◆ STATED TASK ◆
Print exactly the lines from the first one down to the line that contains "pw, ph = W - L - R, H - T - B", both included, and skip the pictures.

◆ DATA LINES ◆

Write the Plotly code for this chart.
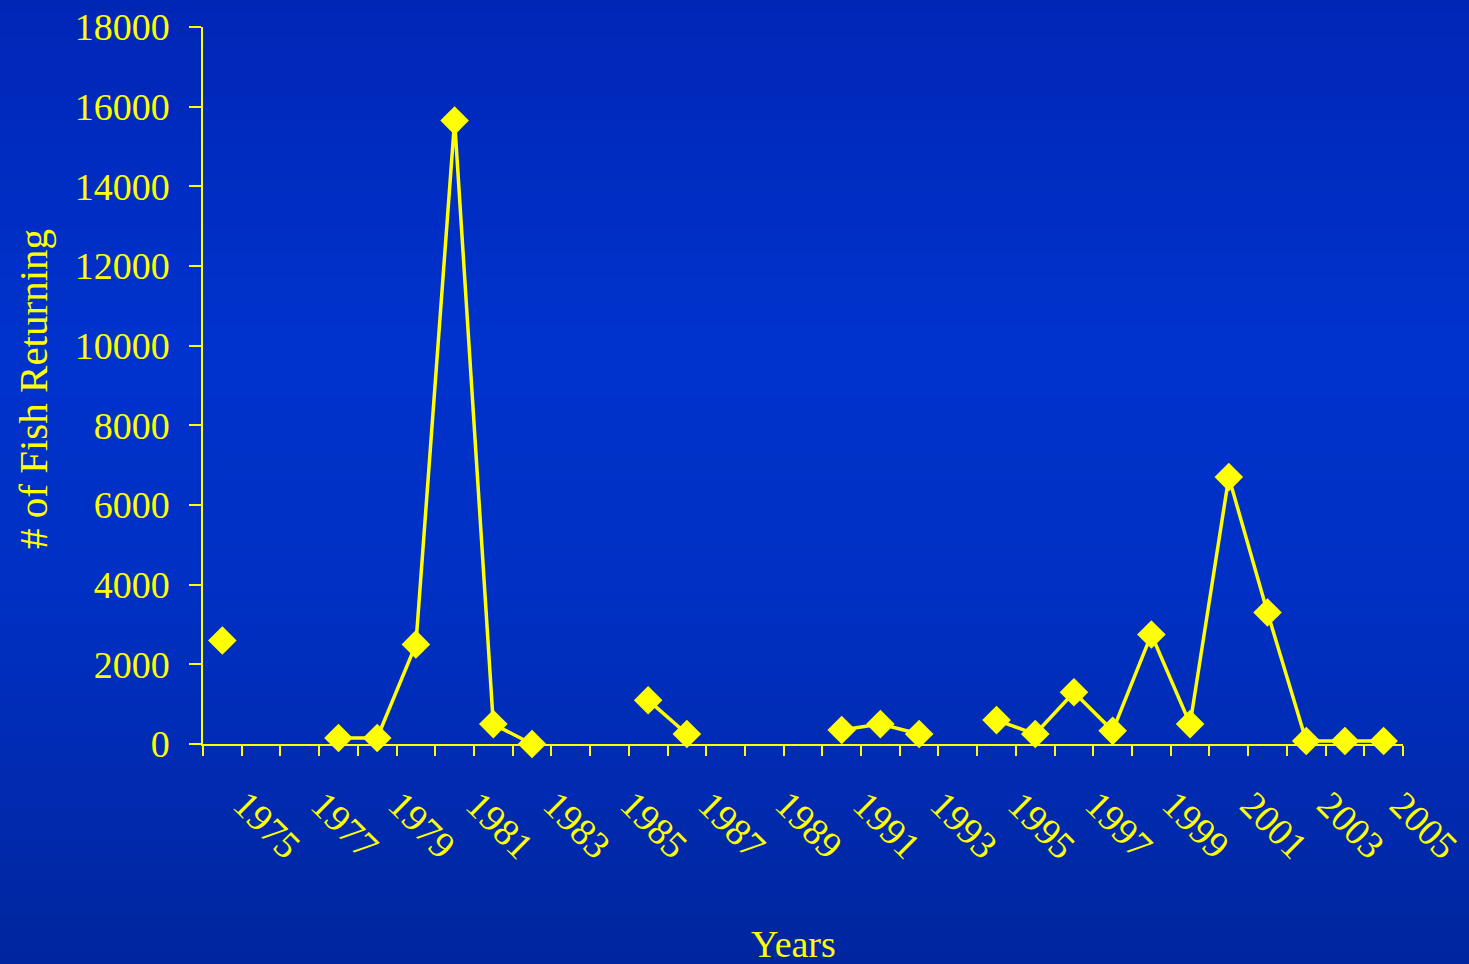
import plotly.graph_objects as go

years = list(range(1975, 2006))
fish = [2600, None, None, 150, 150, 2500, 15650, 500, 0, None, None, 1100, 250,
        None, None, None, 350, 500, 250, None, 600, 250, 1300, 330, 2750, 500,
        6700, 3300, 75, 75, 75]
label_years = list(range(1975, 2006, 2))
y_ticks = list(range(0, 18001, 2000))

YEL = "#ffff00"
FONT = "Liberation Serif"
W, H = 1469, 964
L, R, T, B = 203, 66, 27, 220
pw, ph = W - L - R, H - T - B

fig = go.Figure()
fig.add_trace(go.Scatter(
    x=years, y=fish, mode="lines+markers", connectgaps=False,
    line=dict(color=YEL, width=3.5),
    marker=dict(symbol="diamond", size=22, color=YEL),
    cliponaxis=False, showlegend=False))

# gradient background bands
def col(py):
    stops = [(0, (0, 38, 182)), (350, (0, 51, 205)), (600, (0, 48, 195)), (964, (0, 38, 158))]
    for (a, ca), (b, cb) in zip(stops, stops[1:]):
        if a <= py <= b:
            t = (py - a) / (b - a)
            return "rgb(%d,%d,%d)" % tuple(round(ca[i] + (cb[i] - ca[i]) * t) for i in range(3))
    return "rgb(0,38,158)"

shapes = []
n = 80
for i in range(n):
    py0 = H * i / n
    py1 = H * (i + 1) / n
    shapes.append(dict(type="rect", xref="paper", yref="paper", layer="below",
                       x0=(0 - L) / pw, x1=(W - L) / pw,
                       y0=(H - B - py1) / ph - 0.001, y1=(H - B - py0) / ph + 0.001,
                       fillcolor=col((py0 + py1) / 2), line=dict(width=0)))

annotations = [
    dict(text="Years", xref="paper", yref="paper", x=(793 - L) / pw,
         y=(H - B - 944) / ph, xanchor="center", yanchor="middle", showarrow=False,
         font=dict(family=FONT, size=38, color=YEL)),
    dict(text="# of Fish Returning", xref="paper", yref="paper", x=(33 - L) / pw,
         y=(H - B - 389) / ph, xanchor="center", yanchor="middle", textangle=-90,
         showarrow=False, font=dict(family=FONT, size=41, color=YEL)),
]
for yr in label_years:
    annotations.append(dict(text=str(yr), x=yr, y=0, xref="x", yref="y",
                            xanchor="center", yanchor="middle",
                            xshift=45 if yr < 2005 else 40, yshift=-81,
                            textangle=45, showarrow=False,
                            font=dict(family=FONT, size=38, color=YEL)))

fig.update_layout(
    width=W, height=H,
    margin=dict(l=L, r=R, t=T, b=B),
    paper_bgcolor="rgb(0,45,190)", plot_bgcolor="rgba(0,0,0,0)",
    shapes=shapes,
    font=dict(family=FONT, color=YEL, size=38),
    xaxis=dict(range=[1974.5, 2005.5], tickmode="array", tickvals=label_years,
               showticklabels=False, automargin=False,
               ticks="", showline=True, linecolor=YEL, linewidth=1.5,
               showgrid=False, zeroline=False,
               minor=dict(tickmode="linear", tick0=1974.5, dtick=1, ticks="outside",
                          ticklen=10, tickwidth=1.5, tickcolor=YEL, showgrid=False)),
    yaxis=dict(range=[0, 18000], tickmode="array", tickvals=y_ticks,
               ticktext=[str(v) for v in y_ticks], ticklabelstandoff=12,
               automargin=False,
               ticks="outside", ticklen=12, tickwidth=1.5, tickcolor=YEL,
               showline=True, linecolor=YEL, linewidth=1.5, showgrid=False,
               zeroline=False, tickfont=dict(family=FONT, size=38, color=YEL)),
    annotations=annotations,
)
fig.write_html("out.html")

◆ THE REPLY ◆
Write the Plotly code for this chart.
import plotly.graph_objects as go

years = list(range(1975, 2006))
fish = [2600, None, None, 150, 150, 2500, 15650, 500, 0, None, None, 1100, 250,
        None, None, None, 350, 500, 250, None, 600, 250, 1300, 330, 2750, 500,
        6700, 3300, 75, 75, 75]
label_years = list(range(1975, 2006, 2))
y_ticks = list(range(0, 18001, 2000))

YEL = "#ffff00"
FONT = "Liberation Serif"
W, H = 1469, 964
L, R, T, B = 203, 66, 27, 220
pw, ph = W - L - R, H - T - B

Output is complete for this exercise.